'Tis Always Some Season
The holiday season is once again upon us. But are holidays ever really out of season?
Wiccans like to say that every day is a holiday. By that they mean that there is no real distinction between Christmas and the days before it and after it. Each day the sun rises and sets; each day is a surprise in waiting. When I say that every day is a holiday, I mean that every day, literally, is a holiday.
Every Christmas my brother gives me a calendar that includes all sorts of wacky holidays. According to his 2007 calendar, today is Roots Day (as in celebrate your ethnic heritage) and tomorrow is Egg Nog Day (as in dairy plus sugar plus lots of alcohol). Cartoonists Against Crime Day (Oct. 25) has already passed, as has Admit You're Happy Day (Aug. 8) and Quirky Country Music Song Titles Day (March 27).
Each day on the calendar commemorates some sort of food, from caviar to cheeseballs to Creamsicles. And don't get me started on the holy days, which are as endless as divinity itself.
I have been kvetching for some time about Americans' religious illiteracy -- how their faith outstrips their religious knowledge. But when it comes to holy days, it is almost impossible to keep up. Keeping track of the dates held sacred by Jews and Christians is hard enough, especially if your taste in festivals runs to the saints. But bring other religions into the mix, and soon you are trying to remember Buddha's birthday and the Diwali festival of the Hindus and the Eid holiday of the Muslims and the martyrdom of the Sikh guru Arjan Dev.
A few years ago, I received a letter from a group of Boston-area chaplains accompanied by an interfaith calendar. The letter urged professors to be broad-minded enough to excuse students from class for religious reasons, and the calendar indicated precisely when such broad-mindedness might be called for. Because I have a lot of students who are observant Jews, I found the list of Jewish holy days helpful, albeit imprecise. (Is Purim the sort of festival that precludes work and study?) But my overall response to the list was laughter, because the blank days on the calendar were few and far between.
Should I dismiss my Swedish students for Santa Lucia Day? My Mexican students for Cinco de Mayo? I was glad to learn that members of the American Humanist Association celebrate the birthday of the great British philosopher and atheist Bertrand Russell. I could not help wondering, however, whether a single atheist has ever asked for permission to skip, say, Philosophy 101 on Bertrand Russell Day (May 18). And WWBD (What Would Bertrand Do?) if one did?
Although holidays (and holy days) like to pretend that they're as old as creation, they're all made up. I'm not sure who was behind National Raisin Bran Cereal Day (Nov. 15), but it's not hard to suspect that Kellogg's had something to do with it. A widespread urban legend credits the Hallmark company with inventing Mother's Day. Not true. But mothers had been around for a while before President Woodrow Wilson gave them a national holiday in 1914. The same goes for Jesus, whose followers haggled for centuries over his true birth date before fixing (fairly randomly) on Dec. 25.

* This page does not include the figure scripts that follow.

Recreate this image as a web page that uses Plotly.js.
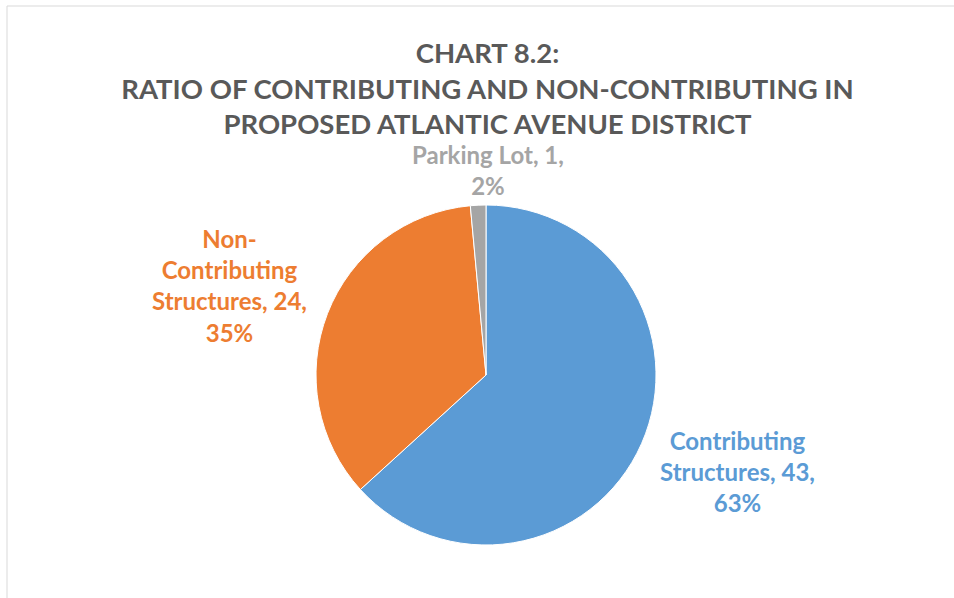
<!DOCTYPE html>
<html>
<head>
<meta charset="utf-8">
<script src="https://cdn.plot.ly/plotly-3.0.1.min.js"></script>
<style>html,body{margin:0;padding:0;background:#fff;}#chart{width:954px;height:598px;}</style>
</head>
<body>
<div id="chart"></div>
<script>
var categories = ['Contributing Structures', 'Non-Contributing Structures', 'Parking Lot'];
var labelLines = ['Contributing<br>Structures', 'Non-<br>Contributing<br>Structures', 'Parking Lot'];
var values = [43, 24, 1];
var colors = ['#5B9BD5', '#ED7D31', '#A5A5A5'];
var titleLines = ['CHART 8.2:', 'RATIO OF CONTRIBUTING AND NON-CONTRIBUTING IN', 'PROPOSED ATLANTIC AVENUE DISTRICT'];

// Percentages rounded so they sum to 100 (largest remainder), as the source chart does
var total = values.reduce(function(a, b) { return a + b; }, 0);
var raw = values.map(function(v) { return v / total * 100; });
var floors = raw.map(Math.floor);
var left = 100 - floors.reduce(function(a, b) { return a + b; }, 0);
var order = raw.map(function(r, i) { return i; }).sort(function(a, b) {
  return (raw[b] - floors[b]) - (raw[a] - floors[a]);
});
for (var k = 0; k < left; k++) { floors[order[k]] += 1; }
var pcts = floors.map(function(p) { return p + '%'; });

var labelPos = [
  {x: 0.773, y: 0.212},
  {x: 0.241, y: 0.523},
  {x: 0.5115, y: 0.716}
];

var annotations = categories.map(function(c, i) {
  return {
    xref: 'paper', yref: 'paper', x: labelPos[i].x, y: labelPos[i].y,
    xanchor: 'center', yanchor: 'middle', align: 'center', showarrow: false,
    text: labelLines[i] + ', ' + values[i] + ',<br>' + pcts[i],
    font: {family: 'Lato, sans-serif', size: 24, color: colors[i], weight: 'bold'}
  };
});

var trace = {
  type: 'pie',
  labels: categories,
  values: values,
  sort: false,
  direction: 'clockwise',
  rotation: 0,
  textinfo: 'none',
  hoverinfo: 'label+value+percent',
  marker: {colors: colors, line: {color: '#ffffff', width: 1}},
  domain: {x: [316 / 954, 656 / 954], y: [53 / 598, 393 / 598]},
  showlegend: false
};

var layout = {
  width: 954, height: 598,
  margin: {l: 0, r: 0, t: 0, b: 0},
  paper_bgcolor: '#ffffff',
  title: {
    text: '<b>' + titleLines.join('<br>') + '</b>',
    font: {family: 'Lato, sans-serif', size: 27.5, color: '#595959'},
    x: 0.511, xanchor: 'center', y: 0.895, yanchor: 'top'
  },
  annotations: annotations,
  shapes: [
    {type: 'line', xref: 'paper', yref: 'paper', x0: 7 / 954, x1: 7 / 954, y0: 0, y1: 1 - 6 / 598, line: {color: '#D9D9D9', width: 1}},
    {type: 'line', xref: 'paper', yref: 'paper', x0: 7 / 954, x1: 1, y0: 1 - 6 / 598, y1: 1 - 6 / 598, line: {color: '#D9D9D9', width: 1}}
  ]
};

Plotly.newPlot('chart', [trace], layout, {displayModeBar: false, staticPlot: true});
</script>
</body>
</html>
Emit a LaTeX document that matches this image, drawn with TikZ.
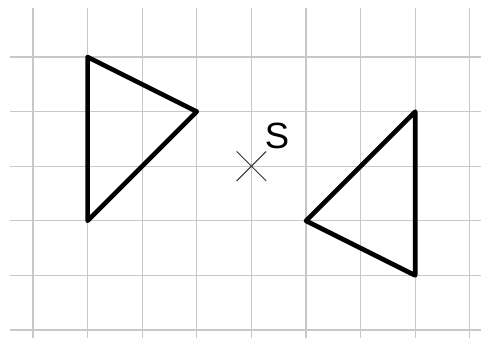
\documentclass[tikz,border=0pt]{standalone}
\usepackage{fontspec}
\setmainfont{Liberation Sans}
\usepackage{xcolor}
\usetikzlibrary{calc}
\definecolor{gridgray}{HTML}{C8C8C8}

\begin{document}
\begin{tikzpicture}[
    gridline/.style={draw=gridgray, line width=0.6pt},
    tri/.style={draw=black, line width=2.4pt, line join=round},
    cross/.style={draw=black!80, line width=0.5pt}
]
\useasboundingbox (-0.604,-0.147) rectangle (8.205,6.044);
% grid
\foreach \i in {0,...,8}
  \draw[gridline] (\i,-0.147) -- (\i,5.897);
\foreach \j in {0,...,5}
  \draw[gridline] (-0.42,\j) -- (8.205,\j);
% centre
\coordinate (S) at (4,3);
\draw[cross] ($(S)+(-0.27,-0.27)$) -- ($(S)+(0.27,0.27)$);
\draw[cross] ($(S)+(-0.27,0.27)$) -- ($(S)+(0.27,-0.27)$);
\node[font=\fontsize{19}{21}\selectfont, inner sep=0pt] (lblS) at (4.47,3.55) {S};
% triangles
\coordinate (A) at (1,5);
\coordinate (B) at (3,4);
\coordinate (C) at (1,2);
\draw[tri] (A) -- (B) -- (C) -- cycle;
\coordinate (A') at (7,1);
\coordinate (B') at (5,2);
\coordinate (C') at (7,4);
\draw[tri] (A') -- (B') -- (C') -- cycle;
\end{tikzpicture}
\end{document}
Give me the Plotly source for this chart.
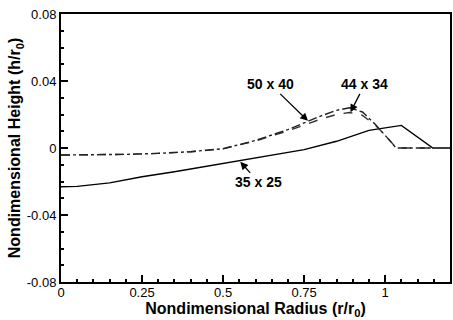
import plotly.graph_objects as go

# 35 x 25 grid (solid)
r_35 = [0, 0.05, 0.15, 0.25, 0.35, 0.45, 0.55, 0.65, 0.75, 0.85, 0.95, 1.05, 1.147, 1.2]
h_35 = [-0.0231, -0.0229, -0.0208, -0.0172, -0.0142, -0.0110, -0.0078, -0.0045, -0.0010, 0.0040, 0.0105, 0.0135, 0.0, 0.0]

# 50 x 40 grid (dash-dot)
r_50 = [0, 0.1, 0.2, 0.3, 0.4, 0.5, 0.6, 0.7, 0.8, 0.85, 0.89, 0.93, 0.97, 1.0, 1.034, 1.1, 1.15]
h_50 = [-0.0042, -0.0041, -0.0038, -0.0032, -0.0022, -0.0004, 0.0045, 0.0110, 0.0190, 0.0225, 0.0240, 0.0215, 0.0140, 0.0075, 0.0, 0.0, 0.0]

# 44 x 34 grid (dashed)
r_44 = [0, 0.1, 0.2, 0.3, 0.4, 0.5, 0.6, 0.7, 0.8, 0.85, 0.89, 0.93, 0.97, 1.0, 1.034, 1.1, 1.15]
h_44 = [-0.0042, -0.0041, -0.0038, -0.0032, -0.0022, -0.0005, 0.0042, 0.0102, 0.0172, 0.0200, 0.0212, 0.0195, 0.0135, 0.0078, 0.0, 0.0, 0.0]

labels = ["50 x 40", "44 x 34", "35 x 25"]
label_pos = [(0.646, 0.038), (0.937, 0.038), (0.61, -0.0205)]
arrow_head = [(0.762, 0.0162), (0.893, 0.0214), (0.553, -0.0082)]

x_ticks = [0, 0.25, 0.5, 0.75, 1]
x_tick_text = ["0", "0.25", "0.5", "0.75", "1"]
y_ticks = [-0.08, -0.04, 0, 0.04, 0.08]
y_tick_text = ["-0.08", "-0.04", "0", "0.04", "0.08"]

FONT = "Arial, Liberation Sans, Helvetica, sans-serif"

fig = go.Figure()
fig.add_trace(go.Scatter(x=r_35, y=h_35, mode="lines", line=dict(color="black", width=1.4, dash="solid"), showlegend=False))
fig.add_trace(go.Scatter(x=r_44, y=h_44, mode="lines", line=dict(color="#333333", width=1.4, dash="dash"), showlegend=False))
fig.add_trace(go.Scatter(x=r_50, y=h_50, mode="lines", line=dict(color="#222222", width=1.4, dash="dashdot"), showlegend=False))

for lab, (tx, ty), (hx, hy) in zip(labels, label_pos, arrow_head):
    fig.add_annotation(x=hx, y=hy, ax=tx, ay=ty, xref="x", yref="y", axref="x", ayref="y",
                       text=lab, showarrow=True, arrowhead=2, arrowsize=1.2, arrowwidth=1.3,
                       arrowcolor="black", font=dict(family=FONT, size=14, color="black", weight="bold"))

axis_common = dict(showline=True, linecolor="black", linewidth=2, mirror=True, ticks="inside",
                   ticklen=7, tickwidth=1.5, tickcolor="black", showgrid=False, zeroline=False,
                   tickfont=dict(family=FONT, size=13, color="black"))

fig.update_xaxes(range=[0, 1.2], tickvals=x_ticks, ticktext=x_tick_text, ticklabelstandoff=-3,
                 title=dict(text="Nondimensional Radius (r/r<sub>0</sub>)", font=dict(family=FONT, size=16, color="black", weight="bold"), standoff=0),
                 minor=dict(ticks="inside", ticklen=3, tickcolor="black", dtick=0.05, tick0=0, showgrid=False),
                 **axis_common)
fig.update_yaxes(range=[-0.08, 0.08], tickvals=y_ticks, ticktext=y_tick_text,
                 title=dict(text="Nondimensional Height (h/r<sub>0</sub>)", font=dict(family=FONT, size=16, color="black", weight="bold"), standoff=2),
                 minor=dict(ticks="inside", ticklen=3, tickcolor="black", dtick=0.01, tick0=0, showgrid=False),
                 **axis_common)

fig.update_layout(width=453, height=320, margin=dict(l=61, r=1, t=14, b=38),
                  plot_bgcolor="white", paper_bgcolor="white")

fig.write_html("out.html")
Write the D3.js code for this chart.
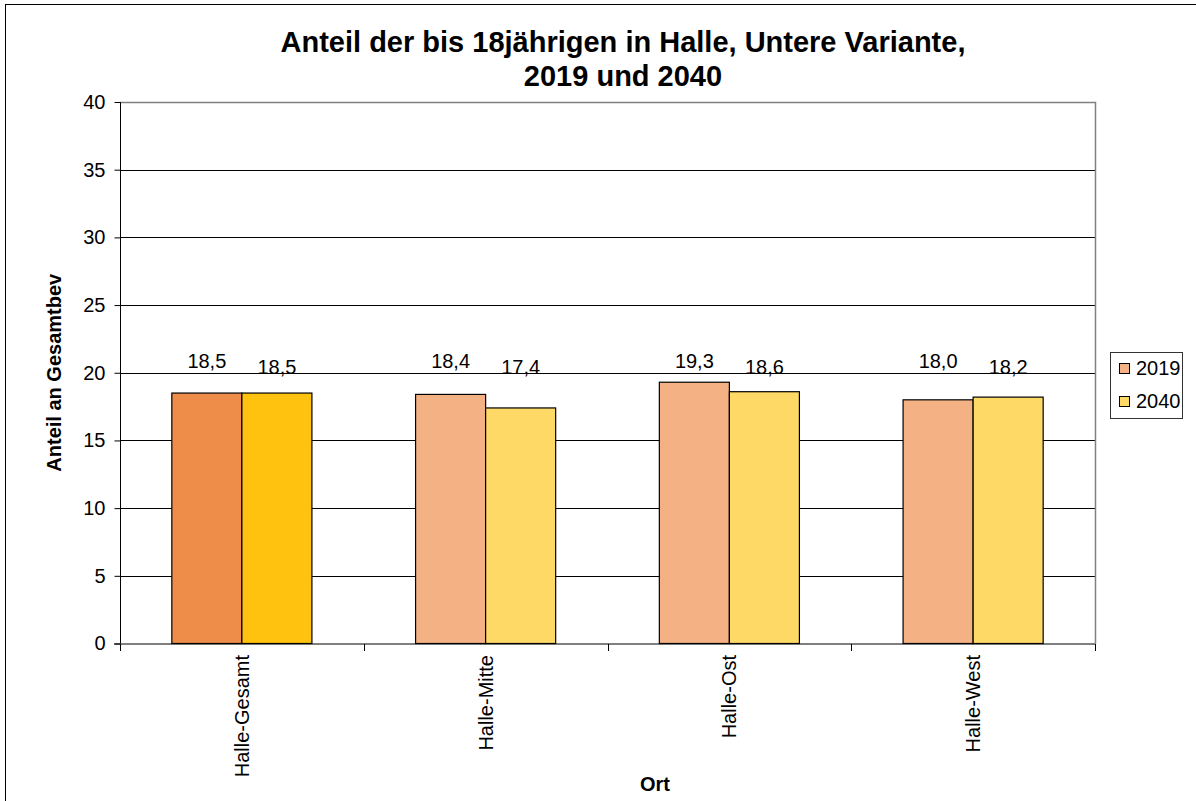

People like me who study religion for a living are fond of making the distinction between the sacred and the profane. Churches, synagogues, mosques and other sacred spaces are set apart from more quotidian ones. That's what makes us lower our voices to a whisper or cover our shoulders as we cross the threshold from the street to the sanctuary. And so it goes with holy days, which are set apart from more quotidian times. Or are they? One hallmark of contemporary America is our tendency to mix promiscuously the sacred and the profane, piety and politics, faith and economics, religion and entertainment. So it should not be surprising that here there is only the finest of lines between a holy day and a holiday.
In fact, the only surefire strategy for earning a constitutional seal of approval for the Nativity display at your local City Hall is to be certain that it has, as the Supreme Court requires, a secular purpose. Only if the sacred (Mary and Jesus and menorahs) is mixed with the secular (reindeers and Santa Claus and snowmen), and only if the purpose is, say, spreading good will (as opposed to, say, preaching the gospel of Christ) will these displays pass constitutional muster.
I know that the "Happy Holidays" greeting is under attack for being insufficiently specific. If you mean "Merry Christmas," just say it, Bill O'Reilly and his friends on the religious right tell us. But I'm starting to see the virtues of the generic salutation here. Who, after all, can keep track of all this merrymaking?
Wiccans celebrated the winter solstice yesterday. And today is, as "Seinfeld" aficionados will remember, Festivus, the secular holiday that spoofs the Christmas/Hanukkah/Kwanzaa triumvirate with such symbols as an unadorned aluminum pole (in lieu of a Christmas tree) and such practices as the "Airing of Grievances" over all the evils that friends and family have visited upon you in the preceding year.